Following a Sunday Times reports, 1xBet, one of the most popular online gambling brands in the United Kingdom, has shut down its UK-facing operation. The investigation called out the gambling operator for a series of questionable ethical violations as well as for having blatantly broken gaming industry rules. The Times reported that the UK Gambling Commission (UKGC) has launched its own investigations into the activities of 1xBet which until it was closed was operating under a white-label deal with FSB Tech, an online gambling platform provider. Now, anyone in the UK who tries to access the site is met with a splash screen that tells that the site is not available.
Some of the allegations that were leveled against 1xBet claimed that some of the gambling company’s operations have been taking bets on cockfights and under-19 athletic competitions. In addition to that, 1xBet was also reportedly promoting its brand and services in prohibited websites such as video-sharing sites.

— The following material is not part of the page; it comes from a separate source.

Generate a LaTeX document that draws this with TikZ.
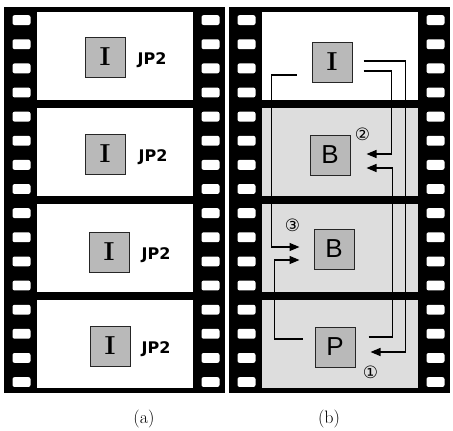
\documentclass[tikz,border=0pt]{standalone}
\usepackage{fontspec}
\newfontfamily\boxsans{Liberation Sans}
\newfontfamily\dejavu{DejaVu Sans}
\usetikzlibrary{arrows.meta, calc}

\begin{document}
\begin{tikzpicture}[x=1pt, y=-1pt,
    film/.style={fill=black},
    hole/.style={fill=white, rounded corners=2pt},
    clear/.style={fill=white},
    shaded/.style={fill=gray!27},
    frmbox/.style={rectangle, draw=black!85, line width=1pt,
                   fill=gray!55, minimum width=40pt,
                   minimum height=40pt, inner sep=0pt},
    ibox/.style={frmbox, font=\bfseries\fontsize{26}{26}\selectfont},
    sbox/.style={frmbox, font=\boxsans\fontsize{26}{26}\selectfont},
    jp/.style={font=\dejavu\bfseries\fontsize{16}{16}\selectfont},
    num/.style={font=\dejavu\fontsize{17}{17}\selectfont, inner sep=0pt},
    subcap/.style={font=\fontsize{18}{18}\selectfont},
    link/.style={line width=1.3pt},
    arr/.style={link, -{Triangle[length=10pt, width=8pt]}}
]
    \useasboundingbox (0,0) rectangle (453,431);

    \foreach \sx in {4,229} {
        \fill[film] (\sx,7) rectangle ++(221,386);
        \foreach \k in {0,...,15} {
            \fill[hole] (\sx+8.5,15.2+24.13*\k) rectangle ++(18,9.8);
            \fill[hole] (\sx+197.5,15.2+24.13*\k) rectangle ++(18,9.8);
        }
    }
    \foreach \k in {0,...,3}
        \fill[clear] (37,12+96*\k) rectangle ++(156,88);
    \fill[clear] (262,12) rectangle ++(156,88);
    \foreach \k in {1,...,3}
        \fill[shaded] (262,12+96*\k) rectangle ++(156,88);

    \node[ibox] (ia1) at (105,57) {I};
    \node[ibox] (ia2) at (105,154) {I};
    \node[ibox] (ia3) at (109,252) {I};
    \node[ibox] (ia4) at (110,346) {I};
    \node[jp] (ja1) at (152,60) {JP2};
    \node[jp] (ja2) at (153,157) {JP2};
    \node[jp] (ja3) at (156,255) {JP2};
    \node[jp] (ja4) at (156,349) {JP2};

    \node[ibox] (bi) at (332,62) {I};
    \node[sbox] (bb1) at (330,155) {B};
    \node[sbox] (bb2) at (334,249) {B};
    \node[sbox] (bp) at (335,347) {P};

    \draw[arr] ($(bi.east)+(11,-1)$) -- ++(42,0)
        |- ($(bp.east)+(15,5)$);
    \draw[arr] ($(bi.east)+(11,9)$) -- ++(28,0)
        |- ($(bb1.east)+(16,-1)$);
    \draw[arr] ($(bp.east)+(13,-10)$) -- ++(24,0)
        |- ($(bb1.east)+(16,13)$);
    \draw[arr] ($(bi.west)+(-15,13)$) -- ++(-25,0)
        |- ($(bb2.west)+(-14,-2)$);
    \draw[arr] ($(bp.west)+(-12,-8)$) -- ++(-28,0)
        |- ($(bb2.west)+(-14,11)$);

    \node[num] (n2) at ($(bb1.north east)+(12,0)$) {②};
    \node[num] (n3) at ($(bb2.north west)+(-21,-3)$) {③};
    \node[num] (n1) at ($(bp.south east)+(15,5)$) {①};

    \node[subcap] (ca) at (144,419) {(a)};
    \node[subcap] (cb) at (329,419) {(b)};
\end{tikzpicture}
\end{document}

Unsurprisingly, 1xBet representatives have denied all the allegations and, in some cases, decide to lay the blame on other people. For instance, the company stated that third party networks were to blame for the issues that resulted in the shutdown of its UK-facing site.
The gambling operator further stated that the allegations are very serious and because of that they have also launched an internal investigation to ensure continuous monitoring. In addition to that, they have retained a number of gambling specialists and consultants who will give advice on how best the matter should be handled.
Huge Rise in Gambling Complaints
As it turns out, 1xBet is not the only gambling company in the United Kingdom that is currently on the spotlight due to violations of gambling laws and unethical practices. A recent BBC Panorama report on the industry has revealed that customer complaints about UK gambling companies went up nearly 50 times over the past five years. One of the most notable complaints was raised by problem gamblers who claimed that gambling operators continued to send them promotional mail even though they had opted out or self-excluded.
According to Neil McArthur, UKGC’s chief executive, the rise in the number of complaints might actually be a good thing for the industry.
“We are pushing the industry to know its customers, and part of this is actually, possibly, a good sign because it’s suggesting that consumers are demanding more of the gambling operators. And I would encourage them to continue to do that,” he said.
Rightly so, more complaints will allow the gambling regulator to deal with any of the loopholes that may exist in the industry while at the same time identifying rule-breakers and taking the necessary action against them.